>> Start Data shown
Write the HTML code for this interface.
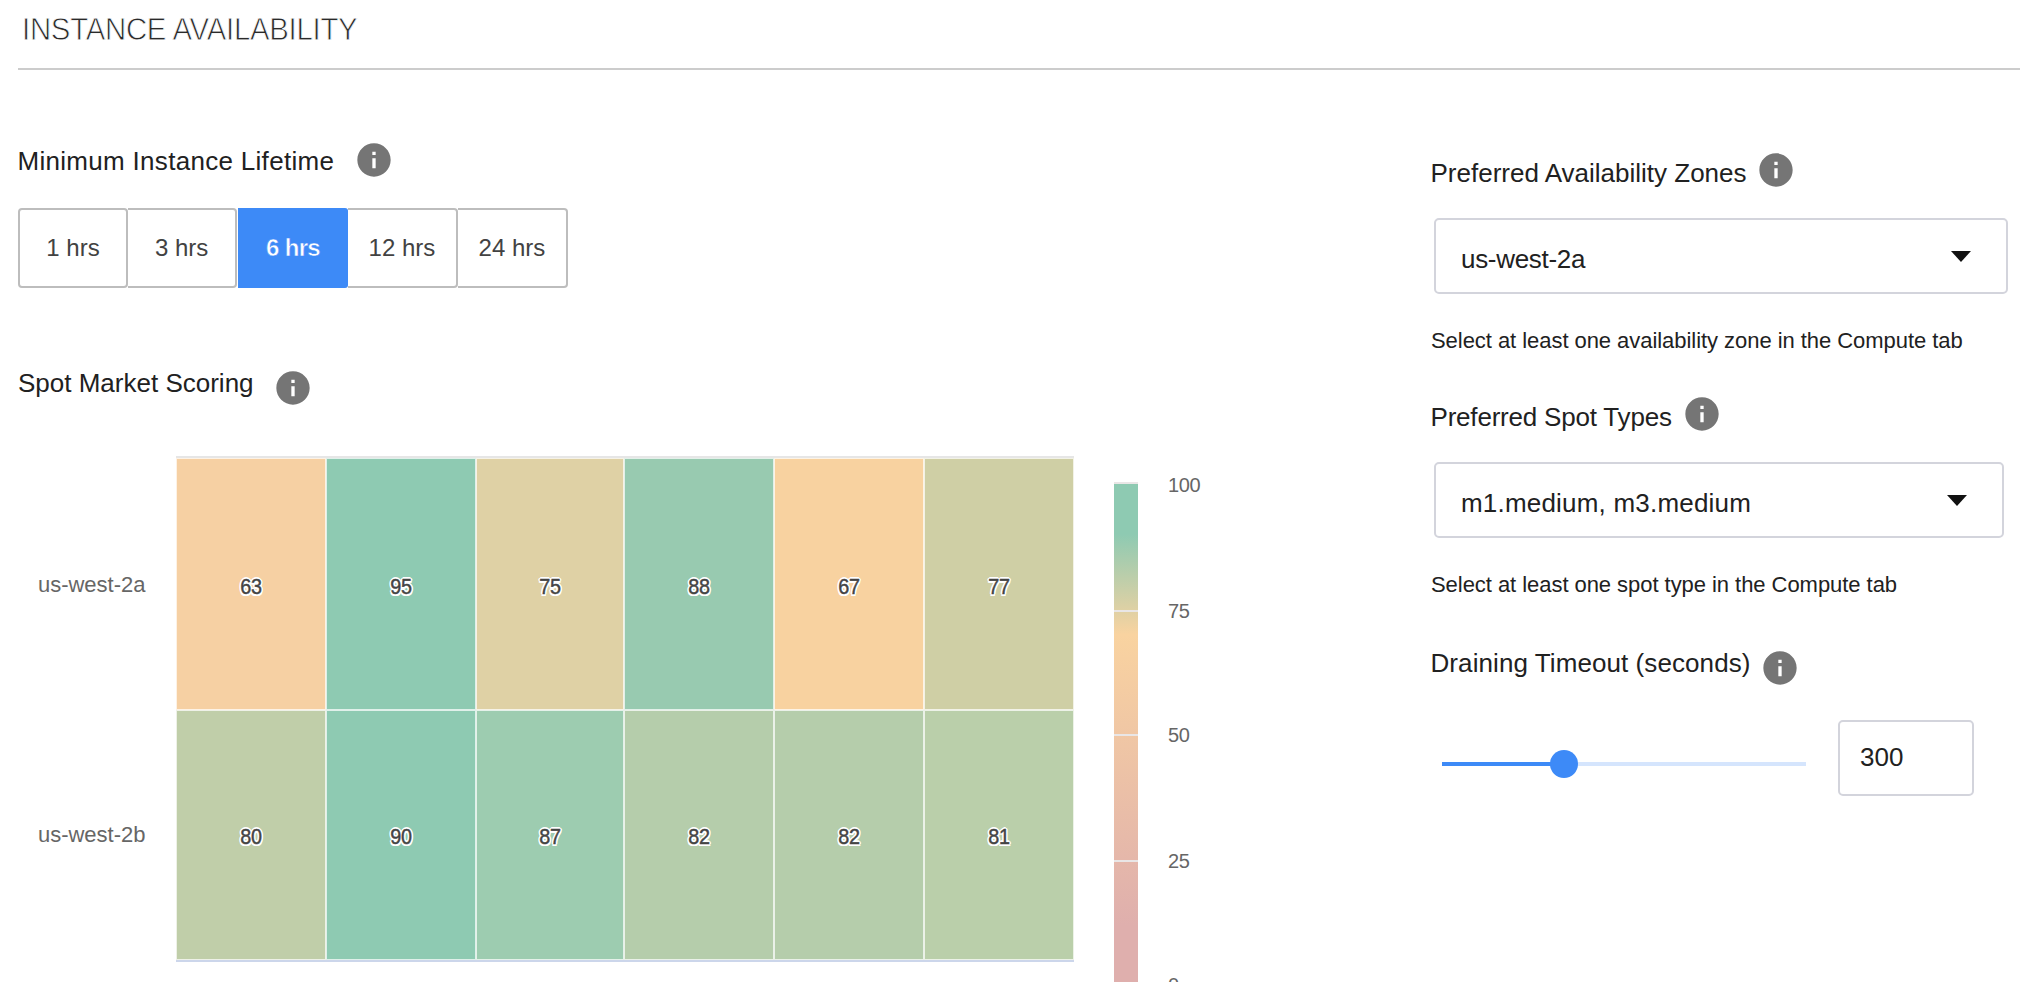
<!DOCTYPE html>
<html lang="en">
<head>
<meta charset="utf-8">
<title>Instance Availability</title>
<style>
*{box-sizing:border-box;margin:0;padding:0}
html,body{width:2020px;height:982px;overflow:hidden;background:#fff}
body{position:relative;font-family:"Liberation Sans",sans-serif;color:#212121}
.abs{position:absolute;white-space:nowrap}
.title{left:22px;top:11px;font-size:32px;line-height:36px;color:#2a2a2a;-webkit-text-stroke:0.8px #fff;letter-spacing:-0.3px;transform-origin:0 50%;transform:scaleX(0.918)}
.hr{left:18px;top:68px;width:2002px;height:2px;background:#cccccc}
.lbl{font-size:26px;line-height:30px;color:#212121}
.help{font-size:22px;line-height:26px;color:#212121}
.ico{width:40px;height:40px}
.btn{top:208px;height:80px;border:2px solid #bdbdbd;border-radius:4px;background:#fff;font-size:24px;line-height:76px;text-align:center;color:#424242}
.btn.nl{border-left:none;border-top-left-radius:0;border-bottom-left-radius:0}
.btn.on{background:#3d8af7;border:none;border-radius:0 3px 3px 0;color:#fff;font-weight:bold;line-height:80px;letter-spacing:-0.7px;-webkit-text-stroke:0.5px #3d8af7}
.sel{border:2px solid #d3d4dc;border-radius:5px;background:#fff;height:76px}
.sel span{position:absolute;left:25px;top:23px;font-size:26px;line-height:32px;color:#212121}
.sel i{position:absolute;width:0;height:0;border-left:10.5px solid transparent;border-right:10.5px solid transparent;border-top:11px solid #111}
.cell{position:absolute;border:1px solid rgba(255,255,255,.72);text-align:center}
.cell span{position:absolute;left:0;right:0;top:50%;margin-top:-10px;font-size:22.8px;line-height:24px;font-weight:normal;letter-spacing:-0.4px;color:#444;transform:scaleX(0.87);-webkit-text-stroke:0.45px #444;text-shadow:2px 0 0 #fff,-2px 0 0 #fff,0 2px 0 #fff,0 -2px 0 #fff,1.5px 1.5px 0 #fff,-1.5px 1.5px 0 #fff,1.5px -1.5px 0 #fff,-1.5px -1.5px 0 #fff,0 0 1px #fff}
.cell.r2 span{margin-top:-11px}
.ylab{font-size:22px;line-height:28px;color:#666;text-align:right;width:130px;left:15.5px}
.tick{font-size:20px;line-height:24px;color:#666;left:1168px;letter-spacing:-0.4px}
.grid{left:1114px;width:24px;height:2px;background:#e9e6e6}
</style>
</head>
<body>
<div class="abs title">INSTANCE AVAILABILITY</div>
<div class="abs hr"></div>

<div class="abs lbl" style="left:17.5px;top:146px;letter-spacing:0.3px">Minimum Instance Lifetime</div>
<svg class="abs ico" style="left:353.8px;top:139.9px" viewBox="0 0 24 24"><path fill="#757575" d="M12 2C6.48 2 2 6.48 2 12s4.48 10 10 10 10-4.480 10-10S17.520 2 12 2zm1 15h-2v-6h2v6zm0-8h-2V7h2v2z"/></svg>

<div class="abs btn" style="left:18px;width:110px">1 hrs</div>
<div class="abs btn nl" style="left:128px;width:109.3px">3 hrs</div>
<div class="abs btn on" style="left:238px;width:110px">6 hrs</div>
<div class="abs btn nl" style="left:348px;width:109.9px">12 hrs</div>
<div class="abs btn nl" style="left:457.9px;width:110px">24 hrs</div>

<div class="abs lbl" style="left:18px;top:368px">Spot Market Scoring</div>
<svg class="abs ico" style="left:273.1px;top:367.8px" viewBox="0 0 24 24"><path fill="#757575" d="M12 2C6.48 2 2 6.48 2 12s4.48 10 10 10 10-4.480 10-10S17.520 2 12 2zm1 15h-2v-6h2v6zm0-8h-2V7h2v2z"/></svg>

<!-- heatmap -->
<div class="abs" style="left:176px;top:456px;width:898px;height:2px;background:#e6e6e6"></div>
<div class="cell" style="left:176px;top:458px;width:150px;height:252px;background:#f6d0a3"><span>63</span></div>
<div class="cell" style="left:326px;top:458px;width:150px;height:252px;background:#8ecab2"><span>95</span></div>
<div class="cell" style="left:476px;top:458px;width:148px;height:252px;background:#dfd1a5"><span>75</span></div>
<div class="cell" style="left:624px;top:458px;width:150px;height:252px;background:#98cab0"><span>88</span></div>
<div class="cell" style="left:774px;top:458px;width:150px;height:252px;background:#f8d2a0"><span>67</span></div>
<div class="cell" style="left:924px;top:458px;width:150px;height:252px;background:#cfcfa5"><span>77</span></div>
<div class="cell r2" style="left:176px;top:710px;width:150px;height:250px;background:#c0cea9"><span>80</span></div>
<div class="cell r2" style="left:326px;top:710px;width:150px;height:250px;background:#8ecab2"><span>90</span></div>
<div class="cell r2" style="left:476px;top:710px;width:148px;height:250px;background:#9dccb0"><span>87</span></div>
<div class="cell r2" style="left:624px;top:710px;width:150px;height:250px;background:#b5cdab"><span>82</span></div>
<div class="cell r2" style="left:774px;top:710px;width:150px;height:250px;background:#b5cdab"><span>82</span></div>
<div class="cell r2" style="left:924px;top:710px;width:150px;height:250px;background:#bacfaa"><span>81</span></div>
<div class="abs" style="left:176px;top:960px;width:898px;height:2px;background:#ccd6eb"></div>

<div class="abs ylab" style="top:571px">us-west-2a</div>
<div class="abs ylab" style="top:821px">us-west-2b</div>

<!-- color axis -->
<div class="abs" style="left:1114px;top:482px;width:24px;height:2px;background:#e9e6e6"></div>
<div class="abs" style="left:1114px;top:484px;width:24px;height:502px;background:linear-gradient(to bottom,#8ecab2 0%,#8ecab2 10%,#f9d3a0 30%,#dfafad 88%,#dfafad 100%)"></div>
<div class="abs grid" style="top:610px"></div>
<div class="abs grid" style="top:734px"></div>
<div class="abs grid" style="top:860px"></div>
<div class="abs tick" style="top:473px">100</div>
<div class="abs tick" style="top:599px">75</div>
<div class="abs tick" style="top:723px">50</div>
<div class="abs tick" style="top:849px">25</div>
<div class="abs tick" style="top:973px">0</div>

<!-- right column -->
<div class="abs lbl" style="left:1430.5px;top:158px">Preferred Availability Zones</div>
<svg class="abs ico" style="left:1756.4px;top:149.8px" viewBox="0 0 24 24"><path fill="#757575" d="M12 2C6.48 2 2 6.48 2 12s4.48 10 10 10 10-4.480 10-10S17.520 2 12 2zm1 15h-2v-6h2v6zm0-8h-2V7h2v2z"/></svg>
<div class="abs sel" style="left:1434px;top:218px;width:574px"><span style="letter-spacing:-0.3px">us-west-2a</span><i style="left:515px;top:31px"></i></div>
<div class="abs help" style="left:1431px;top:328px;letter-spacing:-0.05px">Select at least one availability zone in the Compute tab</div>

<div class="abs lbl" style="left:1430.5px;top:402px;letter-spacing:-0.2px">Preferred Spot Types</div>
<svg class="abs ico" style="left:1682.2px;top:393.9px" viewBox="0 0 24 24"><path fill="#757575" d="M12 2C6.48 2 2 6.48 2 12s4.48 10 10 10 10-4.480 10-10S17.520 2 12 2zm1 15h-2v-6h2v6zm0-8h-2V7h2v2z"/></svg>
<div class="abs sel" style="left:1434px;top:462px;width:570px"><span style="letter-spacing:0.2px">m1.medium, m3.medium</span><i style="left:511px;top:31px"></i></div>
<div class="abs help" style="left:1431px;top:572px;letter-spacing:-0.05px">Select at least one spot type in the Compute tab</div>

<div class="abs lbl" style="left:1430.5px;top:648px;letter-spacing:0.08px">Draining Timeout (seconds)</div>
<svg class="abs ico" style="left:1760.4px;top:648px" viewBox="0 0 24 24"><path fill="#757575" d="M12 2C6.48 2 2 6.48 2 12s4.48 10 10 10 10-4.480 10-10S17.520 2 12 2zm1 15h-2v-6h2v6zm0-8h-2V7h2v2z"/></svg>

<div class="abs" style="left:1442px;top:762px;width:364px;height:4px;background:#d5e5fd"></div>
<div class="abs" style="left:1442px;top:762px;width:122px;height:4px;background:#3d8af7"></div>
<div class="abs" style="left:1550px;top:750px;width:28px;height:28px;border-radius:50%;background:#3d8af7"></div>
<div class="abs" style="left:1838px;top:720px;width:136px;height:76px;border:2px solid #d3d4dc;border-radius:5px"><span style="position:absolute;left:20px;top:19px;font-size:26px;line-height:32px">300</span></div>
</body>
</html>
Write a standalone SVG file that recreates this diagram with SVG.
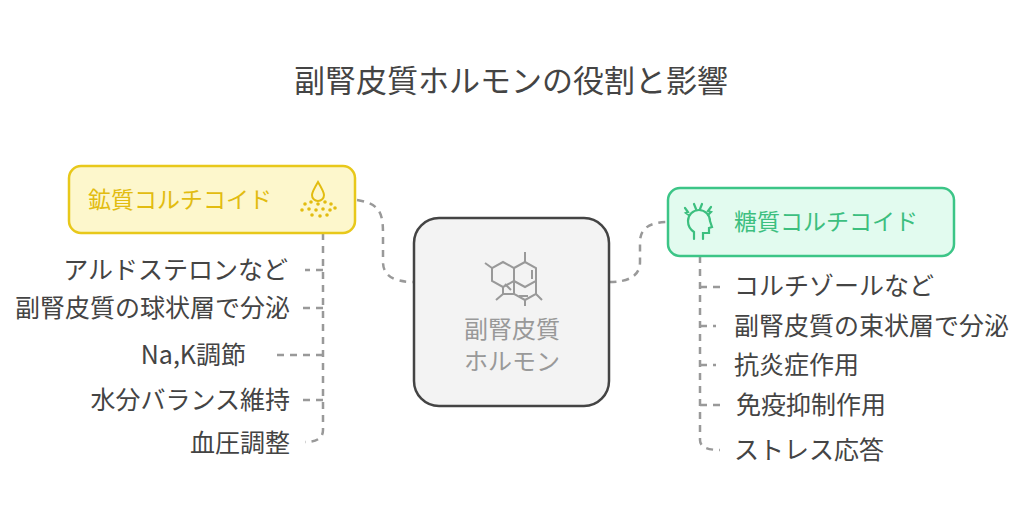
<svg xmlns="http://www.w3.org/2000/svg" width="1030" height="520" viewBox="0 0 1030 520">
<style>
text{font-family:"Noto Sans CJK JP","Noto Sans",sans-serif;font-size:25px}
.t{fill:#444}
.c{fill:none;stroke:#999;stroke-width:2.5;stroke-dasharray:7 6}
</style>
<rect width="1030" height="520" fill="#fff"/>
<text x="511" y="92" text-anchor="middle" class="t" style="font-size:31px">副腎皮質ホルモンの役割と影響</text>
<g id="connectors">
<path class="c" d="M357,200 C384,204 383,218 383,240 L383,262 Q383,282 414,282"/>
<path class="c" d="M609,282 Q640,282 640,262 L640,242 Q640,222 668,222"/>
<path class="c" d="M323,233 V430 Q323,442 305,442"/>
<path class="c" d="M323,270 H305 M323,308 H300 M323,355 H275 M323,400 H300"/>
<path class="c" d="M700,256 V440 Q700,450 720,450"/>
<path class="c" d="M700,287 H722 M700,326 H716 M700,365 H716 M700,405 H722"/>
</g>
<g id="mineral">
<rect x="69" y="166" width="286" height="67" rx="12" fill="#fdf7cc" stroke="#e8c81a" stroke-width="2.5"/>
<text x="88" y="208" fill="#e2bc10" style="font-size:23px">鉱質コルチコイド</text>
<g fill="#e2bc10">
<path d="M318,182 Q312,192 312,195 A6,6 0 0 0 324,195 Q324,192 318,182 Z" fill="none" stroke="#e2bc10" stroke-width="2"/>
<circle cx="305" cy="204" r="1.8"/><circle cx="311" cy="202" r="1.8"/><circle cx="318" cy="204" r="1.8"/><circle cx="325" cy="202" r="1.8"/><circle cx="331" cy="204" r="1.8"/>
<circle cx="302" cy="210" r="1.8"/><circle cx="309" cy="209" r="1.8"/><circle cx="316" cy="210" r="1.8"/><circle cx="323" cy="209" r="1.8"/><circle cx="330" cy="210" r="1.8"/><circle cx="335" cy="208" r="1.8"/>
<circle cx="312" cy="215" r="1.8"/><circle cx="320" cy="216" r="1.8"/><circle cx="327" cy="215" r="1.8"/>
</g>
</g>
<g id="center">
<rect x="414" y="218" width="195" height="188" rx="25" fill="#f3f3f3" stroke="#444" stroke-width="2.5"/>
<g fill="none" stroke="#999" stroke-width="2">
<path d="M503,262 L514,268 L514,281 L503,287 L492,281 L492,268 Z"/>
<path d="M514,268 L525,262 L536,268 L536,281 L525,287 L514,281"/>
<path d="M514,281 L514,294 L525,300 L536,294 L536,281"/>
<path d="M492,268 L485,263 M525,262 L525,252 M503,287 L503,294 L496,300 M525,300 L525,306 M536,294 L542,300 M514,294 L503,294"/>
<path d="M532,270 L532,279 M505,284 L511,290 M519,296 L528,296"/>
</g>
<text x="512" y="338" text-anchor="middle" fill="#999" style="font-size:24px">副腎皮質</text>
<text x="512" y="370" text-anchor="middle" fill="#999" style="font-size:24px">ホルモン</text>
</g>
<g id="gluco">
<rect x="668" y="188" width="286" height="68" rx="12" fill="#e2fbef" stroke="#3cc587" stroke-width="2.5"/>
<text x="734" y="230" fill="#3cbf7f" style="font-size:23px">糖質コルチコイド</text>
<g fill="none" stroke="#3cbf7f" stroke-width="2.2" stroke-linecap="round">
<path d="M694,239 L694,232 Q688,228 688,221 A11,11 0 0 1 710,221 L712,227 L709,228 L709,233 L703,233 L703,239"/>
<path d="M685,208 L688,212 L686,213 L689,215 M694,204 L696,209 M702,204 L700,209 M711,207 L708,211 L711,212 L708,215"/>
</g>
</g>
<g id="items-left">
<text x="288" y="279" text-anchor="end" class="t">アルドステロンなど</text>
<text x="290" y="317" text-anchor="end" class="t">副腎皮質の球状層で分泌</text>
<text x="246" y="364" text-anchor="end" class="t">Na,K調節</text>
<text x="290" y="409" text-anchor="end" class="t">水分バランス維持</text>
<text x="290" y="452" text-anchor="end" class="t">血圧調整</text>
</g>
<g id="items-right">
<text x="734" y="295" class="t">コルチゾールなど</text>
<text x="734" y="335" class="t">副腎皮質の束状層で分泌</text>
<text x="734" y="374" class="t">抗炎症作用</text>
<text x="736" y="414" class="t">免疫抑制作用</text>
<text x="734" y="459" class="t">ストレス応答</text>
</g>
</svg>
>> End Data shown
▸ **Objective**: Count the lines above that contain the word "Write", and give only that number.

▸ **Response below**: 2